The long scheme here arrives when, after a series of chance encounters that Jeff, of course, sees as the universe setting him on the right track with his destiny (a kid named Kevin (Evan Ross) on the bus, a naďve meeting with the kid that leads him to wander the streets, and that walk putting him in the path of his brother), Pat and Jeff notice Linda in her car with another man (Steve Zissis). Pat is determined to confront his wife about what he assumes is an affair, and Jeff tries to help in his own, unique way.

In between the clues that Jeff sees, the Duplasses give the characters time to vent their personal frustrations with each other as they attempt to figure out the respective messes that are their lives. There's a fight between the brothers at their father's grave that succinctly sums up the tension between them, and it's juxtaposed later with a quiet scene of the two sitting in a hotel tub in which Pat has no choice but to listen to Jeff. The inevitable confrontation between Pat and Linda is equally effective, as Linda gives her husband a choice as to why he's angry about the situation; Pat simply doesn't have the ability to see it from her side.

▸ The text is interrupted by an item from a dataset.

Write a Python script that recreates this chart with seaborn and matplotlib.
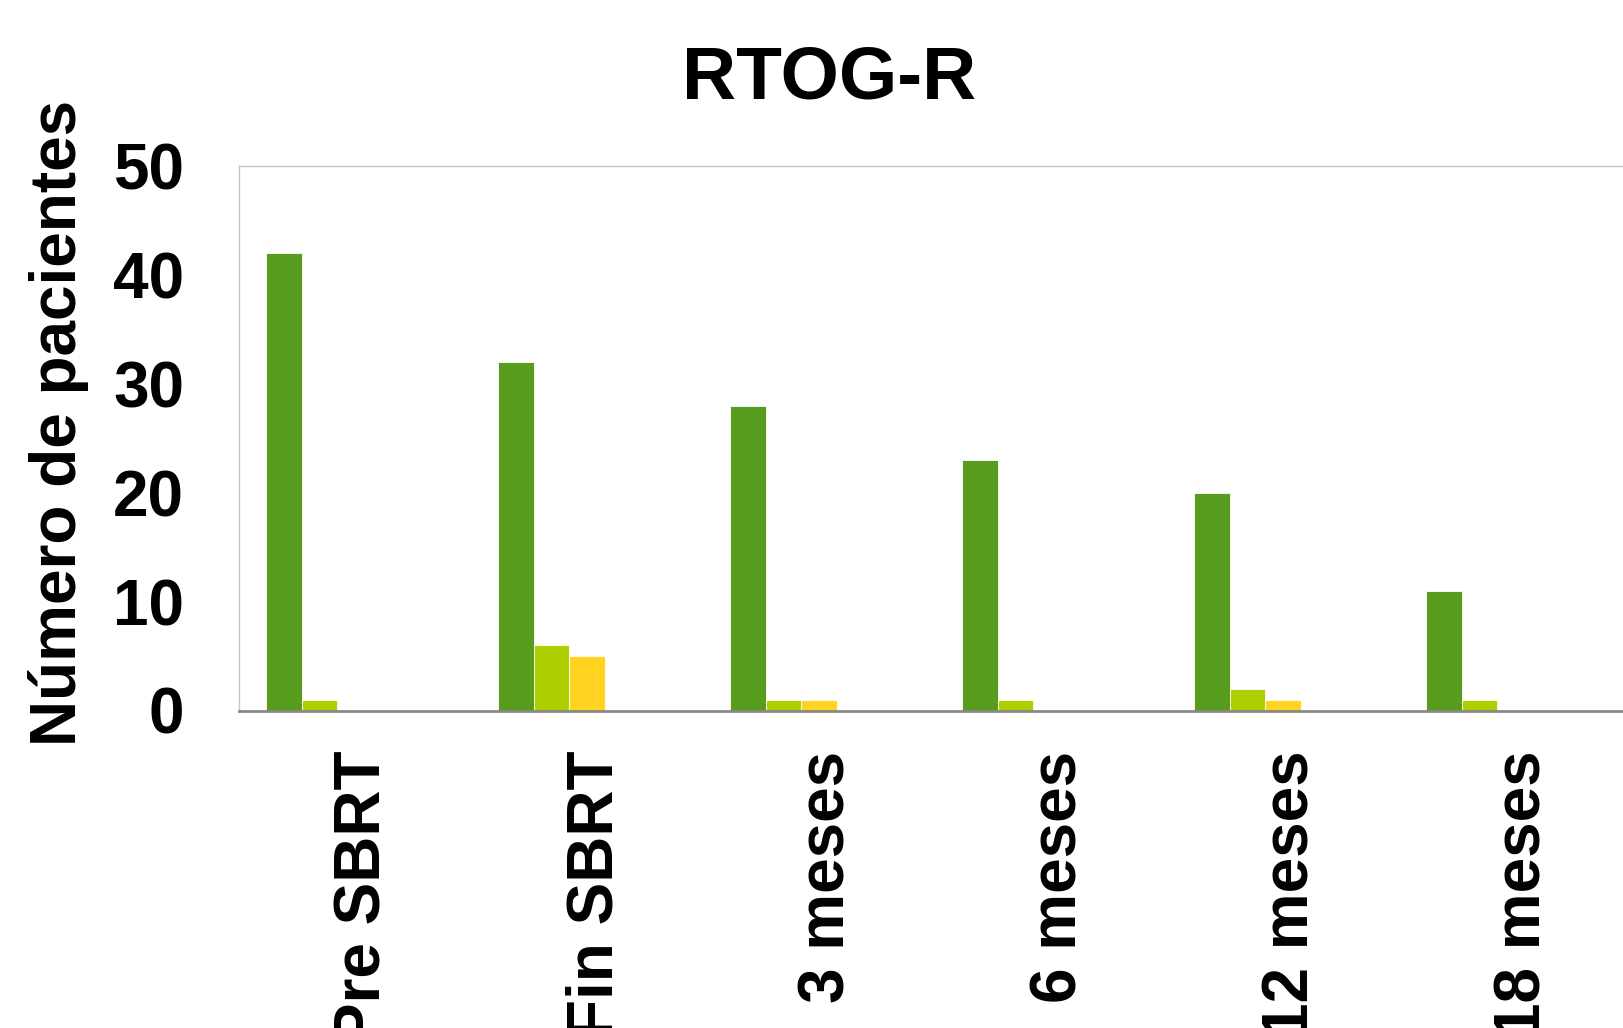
import pandas as pd
import matplotlib
matplotlib.use("Agg")
import matplotlib.pyplot as plt
import matplotlib.transforms as mtransforms
import seaborn as sns

# --- DATA ---
momentos = ['Pre SBRT', 'Fin SBRT', '3 meses', '6 meses', '12 meses', '18 meses']
grados = ['Grado 0', 'Grado 1', 'Grado 2', 'Grado 3', 'Grado 4']
grado_0 = [42, 32, 28, 23, 20, 11]
grado_1 = [1, 6, 1, 1, 2, 1]
grado_2 = [0, 5, 1, 0, 1, 0]
grado_3 = [0, 0, 0, 0, 0, 0]
grado_4 = [0, 0, 0, 0, 0, 0]
colores = ['#579C1D', '#AED000', '#FFD320', '#FF8C00', '#E02010']

rows = []
for g, vals in zip(grados, [grado_0, grado_1, grado_2, grado_3, grado_4]):
    for m, v in zip(momentos, vals):
        rows.append({'Momento': m, 'Grado': g, 'Pacientes': v})
df = pd.DataFrame(rows)

sns.set_theme(style="white")
plt.rcParams['font.family'] = ['Liberation Sans', 'DejaVu Sans']
plt.rcParams['font.weight'] = 'bold'
plt.rcParams['text.color'] = 'black'
plt.rcParams['xtick.color'] = 'black'
plt.rcParams['ytick.color'] = 'black'
plt.rcParams['axes.labelcolor'] = 'black'

W, H = 1624, 1028
fig = plt.figure(figsize=(W / 100, H / 100), dpi=100)
ax = fig.add_axes([239 / W, (H - 710.5) / H, 1392 / W, 544.5 / H])

sns.barplot(data=df, x='Momento', y='Pacientes', hue='Grado',
            order=momentos, hue_order=grados, palette=colores,
            saturation=1, width=0.768, gap=0, edgecolor='white',
            linewidth=0.6, legend=False, ax=ax)

ax.set_xlim(-0.5, 5.5)
ax.set_ylim(0, 50)
ax.set_yticks([0, 10, 20, 30, 40, 50])
ax.set_xlabel('')
ax.set_ylabel('Número de pacientes', fontsize=46, fontweight='bold')
ax.yaxis.set_label_coords(-0.108, 0.528)

ax.tick_params(axis='y', length=0, pad=39.6, labelsize=46)
ax.tick_params(axis='x', length=0, pad=29, labelsize=46, labelrotation=90)
for lab in ax.get_xticklabels() + ax.get_yticklabels():
    lab.set_fontweight('bold')

# nudge the rotated category labels a little to the right, like the original
shift = mtransforms.ScaledTranslation(0.09, 0, fig.dpi_scale_trans)
for lab in ax.get_xticklabels():
    lab.set_transform(lab.get_transform() + shift)

for side in ['left', 'top', 'right']:
    ax.spines[side].set_color('#c4c4c4')
    ax.spines[side].set_linewidth(1.0)
ax.spines['bottom'].set_color('#888888')
ax.spines['bottom'].set_linewidth(2.0)

fig.text(829 / W, 1 - 98.4 / H, 'RTOG-R', ha='center', va='baseline',
         fontsize=54, fontweight='bold')

fig.savefig('out.png', dpi=100)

Then there's Jeff, who comes to the realization that perhaps his destiny isn't all its cracked up to be until a final, unexpected tangent appears just as everything is in the process of being resolved. It's at this point that the full effect of Jeff, Who Lives at Home comes into focus. It's not so much about what happens but that we're so invested in what could happen to the characters and what their actions in the heat of the moment say about them.